A Bold and Ambitious Enterprise by Andrew Bamford

A Bold and Ambitious Enterprise by Andrew Bamford

Author:Andrew Bamford
Language: eng
Format: epub
ISBN: 9781783468782
Publisher: Frontline Books
Published: 2013-08-29T16:00:00+00:00


Thankfully, the anchors held until the wind died down, but the Union was too battered to continue the voyage and the men were obliged to transfer to another ship, the Sophia, at Ramsgate in which they completed their voyage. Four days later, on 14 February, the missing Saragossa with the rest of the battalion on board also arrived off Helvoetsluys and, thus reunited, the 2/30th was able to join the 2/81st and march overland to join Graham.39

In many respects, the two new battalions were similar units: both had served abroad earlier in the war before returning home to serve in garrison and act as feeder units for their respective 1st Battalions overseas. Of the two, the 2/30th was the more experienced, having gone out to the Peninsula in 1809, served with Graham at Cadiz and then with Wellington during the 1811 and 1812 campaigns before returning home, much reduced in numbers, in early 1813. It was well-led, with many veteran officers and a first-class commanding officer in the shape of Lieutenant Colonel Alexander Hamilton, but the 464 rank and file were a mixed bag of Peninsular veterans and new recruits, and the manpower situation was not helped by the fact that a draft had been sent off to the 1/30th in India on 1 January.40 The 2/81st was a little weaker, with only 376 rank and file on strength, and although it had seen previous active service this had been in the twin debacles of Corunna and Walcheren since when most of the regiment’s effective manpower had gone to the 1st Battalion in the Mediterranean. Nevertheless, there were enough veterans left for Major General John Hatton, when inspecting the battalion three months previously, to note that ‘the privates, with the exception of a hundred and fifty much too young for service, are a good body of men’ and that there was a good cadre of experienced NCOs. This was not exactly unreserved praise, but considerably better than the state of most of the first batch of regiments sent to Holland the previous December.41 Both of these newly arrived battalions were assigned to the Second Division.

If the 2/81st was a decent enough unit, though, there is no denying that Graham quite evidently thought the 2/30th the better bargain. He demonstrated this preference when he chose the 2/30th as the new home for one Edward Nevil McCready, a volunteer who had arrived in Holland with a letter of introduction asking Graham to post its young bearer to one of his battalions, where he would serve in the ranks in the hope of distinguishing himself sufficiently to obtain an ensign’s commission.

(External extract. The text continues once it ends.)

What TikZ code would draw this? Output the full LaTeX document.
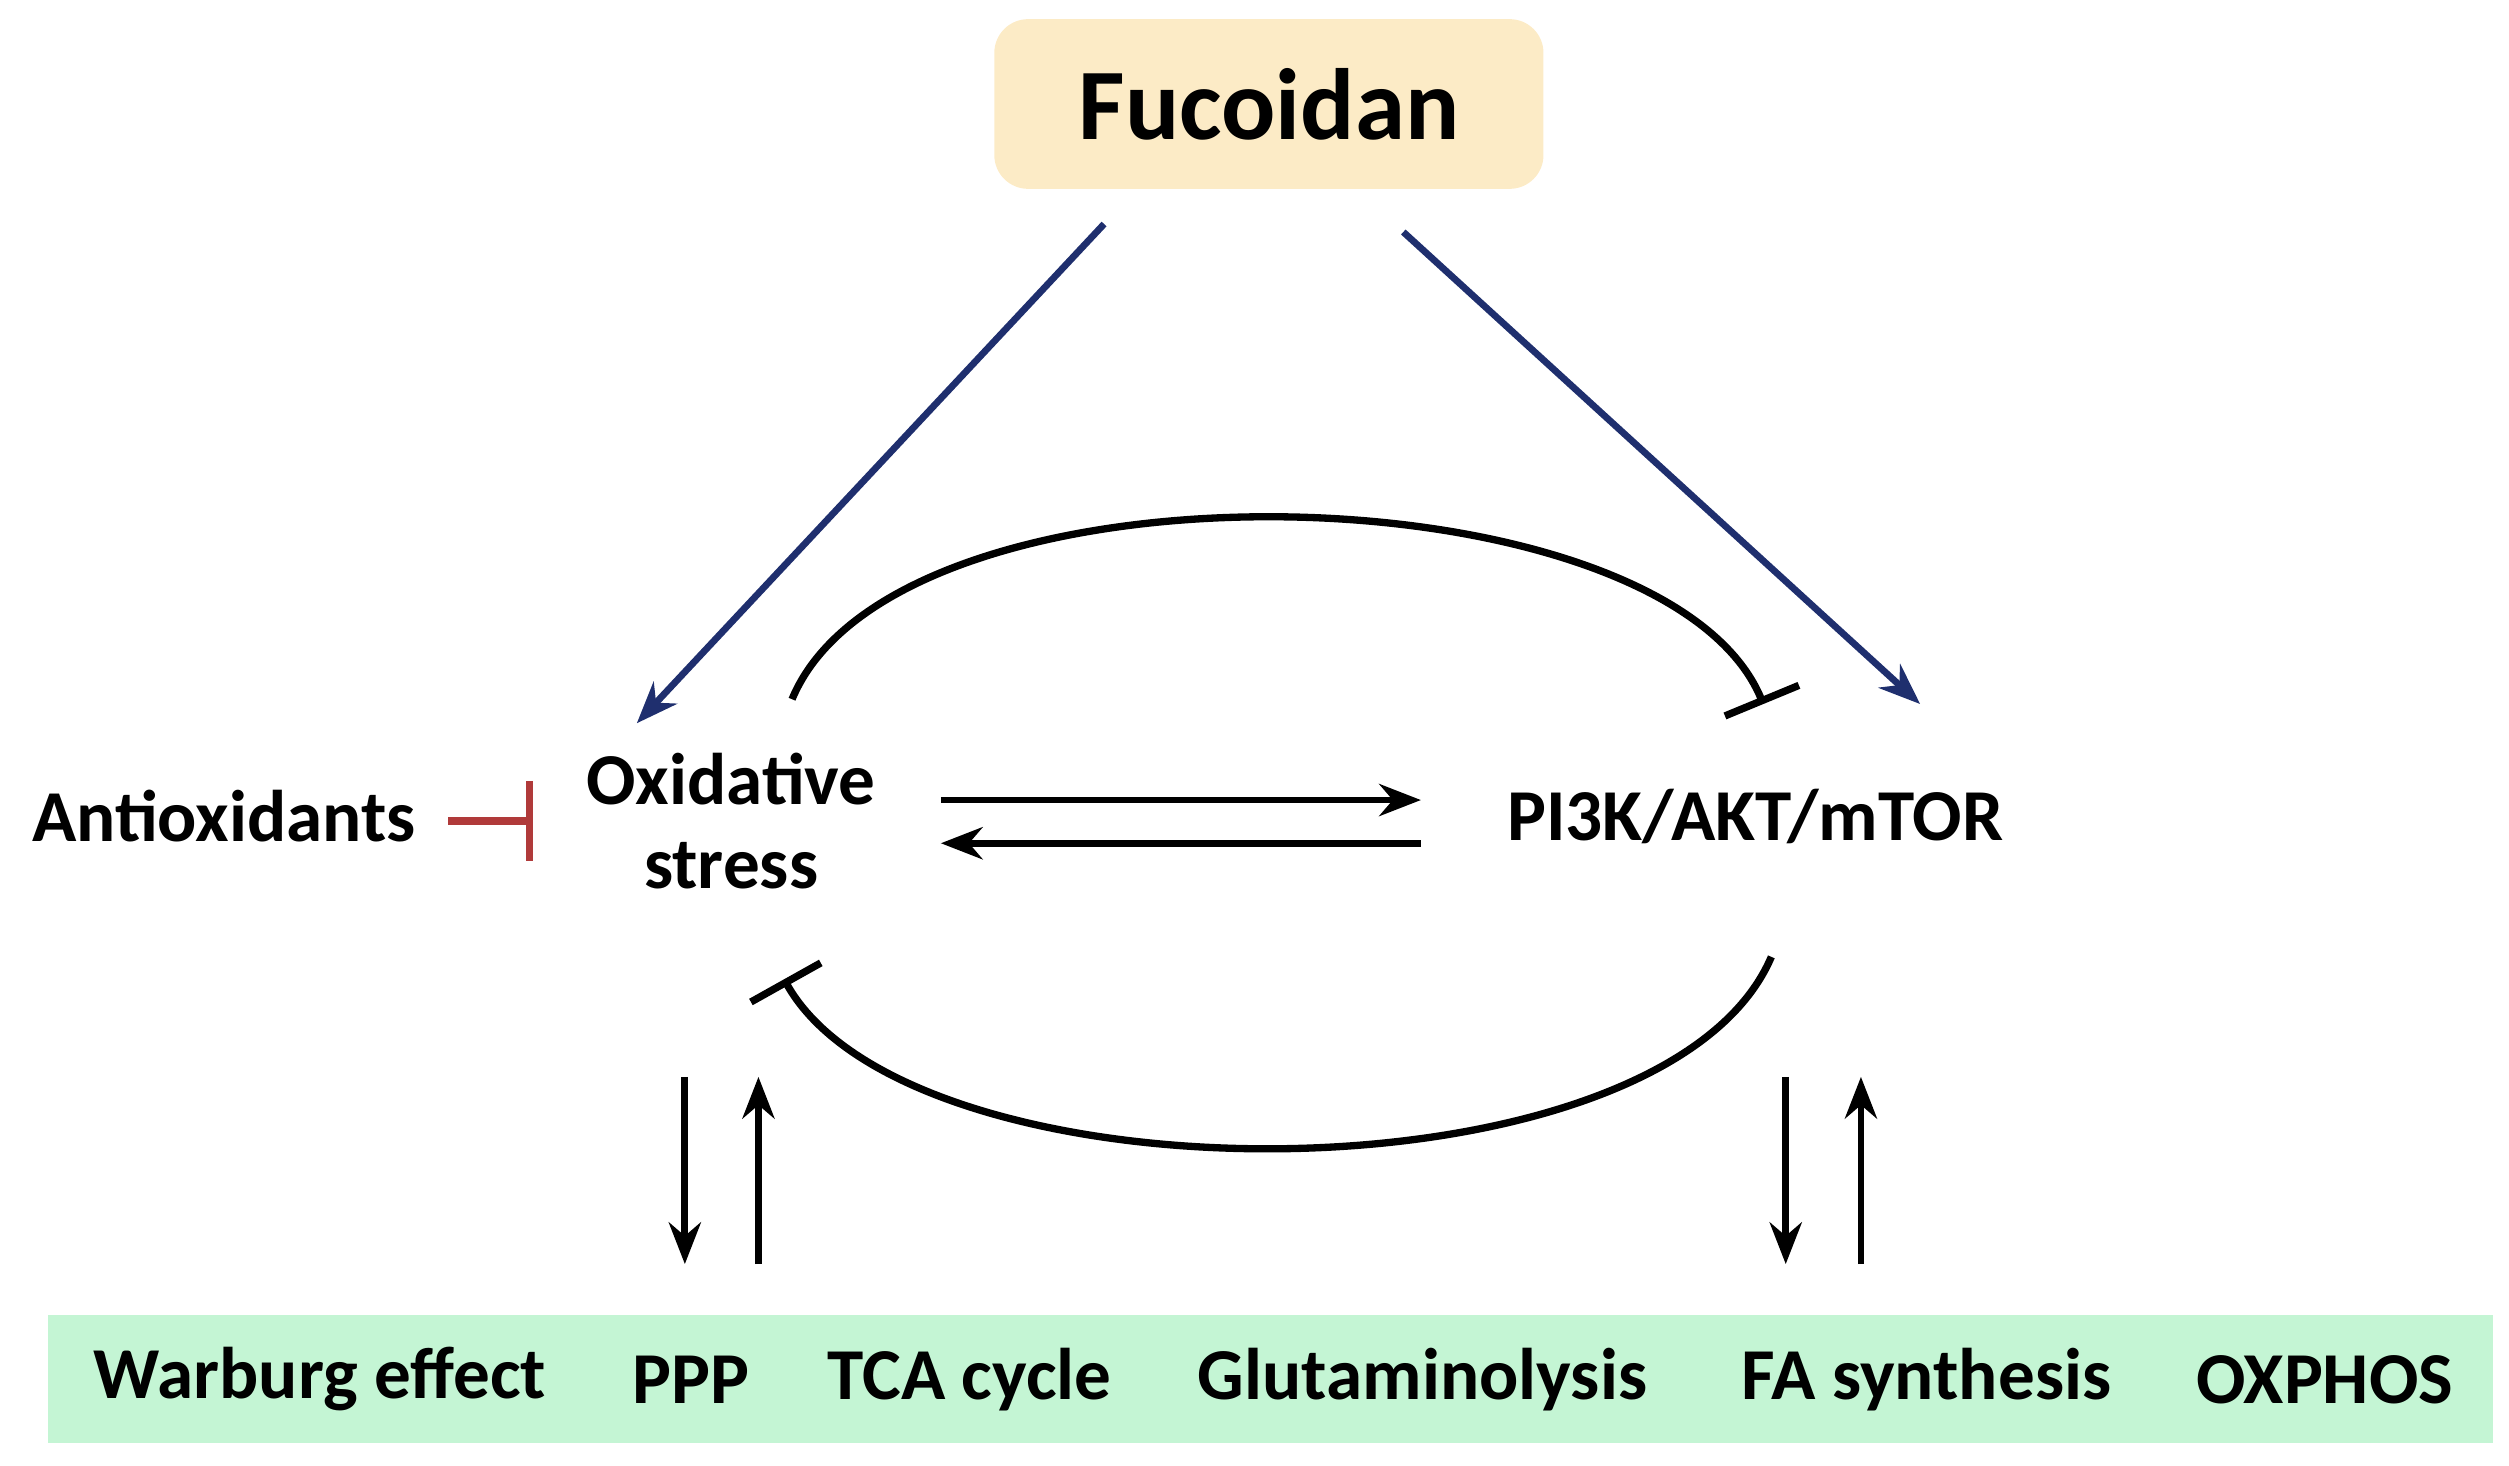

This way into the Army was not unusual for someone like McCready, who had the social standing expected of a potential officer but lacked the money to buy his first step, but it is certainly telling that although he had connections with Captain John Lewis Watson of the 2/69th, and sought to join that unit, Graham dismissed this and sent McCready to the 2/30th, where he assured him that Hamilton would take care of him.